Payments for SEO and PPC are set up on recurring payments. An automatic recurring payment according to your invoice will be made every 30 Days (“Monthly Payment”) for renewal of your SEO or PPC services. You have the right to withdraw your consent to this Automatic Recurring Payment at any time. To cancel your Automatic Recurring Payment, email support@m16marketing.com.

5. Additional Expenses

Client agrees to reimburse M16 Marketing for any additional expenses necessary for the completion of the work. Examples would be purchase of special fonts, stock photography etc.

6. Web Browsers

M16 Marketing makes every effort to ensure websites are designed to be viewed by the majority of visitors. Websites are designed to work with the most popular current browsers including Firefox, Chrome, Safari, and Edge). Client agrees that M16 Marketing cannot guarantee the exact same functionality with all browsers across different operating systems.

M16 Marketing cannot accept responsibility for web pages which do not display acceptably in new versions of browsers released after the website have been designed and handed over to the Client. As such, M16 Marketing reserves the right to quote for any work involved in changing the website design or website code for it to work with updated browser software.

7. Termination

Termination of services by the Client must be requested in a written notice and will be effective on receipt of such notice. E-mail or telephone requests for termination of services will not be honored until and unless confirmed in writing. The Client will be invoiced for all work completed up to the date of the first notice of cancellation for payment.

8. Indemnity

All M16 Marketing services may be used for lawful purposes only. You agree to indemnify and hold M16 Marketing harmless from any claims resulting from your use of our service that damages you or any other party.

9. Copyright

The Client retains the copyright to data, files and graphic logos provided by the Client, and grants M16 Marketing the rights to publish and use such material. The Client must obtain permission and rights to use any information or files that are copyrighted by a third party. The Client is further responsible for granting M16 Marketing permission and rights for use of the same and agrees to indemnify and hold harmless M16 Marketing from any and all claims resulting from the Client’s negligence or inability to obtain proper copyright permissions. A contract for website design and/or placement shall be regarded as a guarantee by the Client to M16 Marketing that all such permissions and authorities have been obtained. Evidence of permissions and authorities may be requested.

10. General

These Terms and Conditions supersede all previous representations, understandings or agreements. The Client’s signature below or payment of an advance fee constitutes an agreement to and acceptance of these Terms and Conditions. Payment online is an acceptance of our terms and conditions.

11. Governing Law

This Agreement shall be governed by the courts of Fulton County, Georgia.

12. Liability

M16 Marketing hereby excludes itself, its Employees and or Agents from all and any liability from:

  • Loss or damage caused by any inaccuracy;
  • Loss or damage caused by omission;
  • Loss or damage caused by delay or error, whether the result of negligence or other cause in the production of the website;
  • Loss or damage to clients’ artwork/photos, supplied for the site. Immaterial whether the loss or damage results from negligence or otherwise.

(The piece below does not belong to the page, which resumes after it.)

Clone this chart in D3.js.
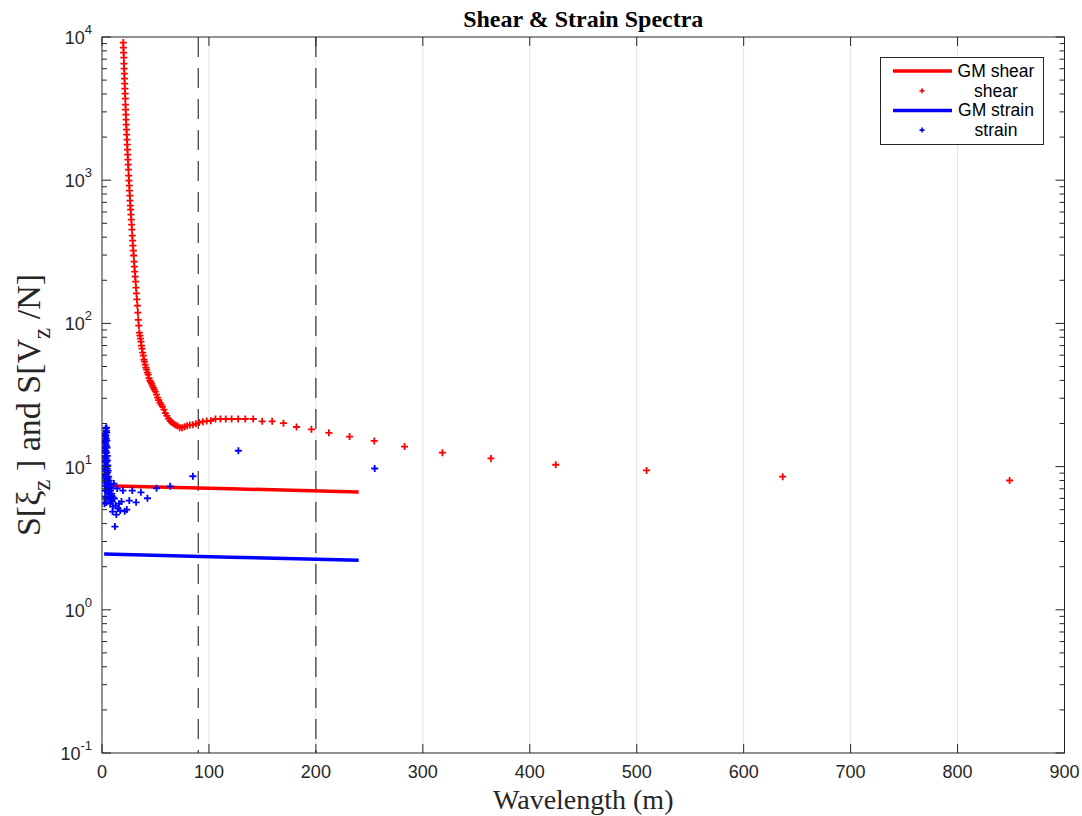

The entire liability of M16 Marketing to the Client in respect of any claim whatsoever or breach of this Agreement, whether or not arising out of negligence, shall be limited to the charges paid for the Services under this Agreement in respect of which the breach has arisen.

13. Severability

In the event any one or more of the provisions of this Agreement shall be held to be invalid, illegal or unenforceable, the remaining provisions of this Agreement shall be unimpaired and the Agreement shall not be void for this reason alone. Such invalid, illegal or unenforceable provision shall be replaced by a mutually acceptable valid, legal and enforceable provision, which comes closest to the intention of the parties underlying the invalid, illegal or unenforceable provision.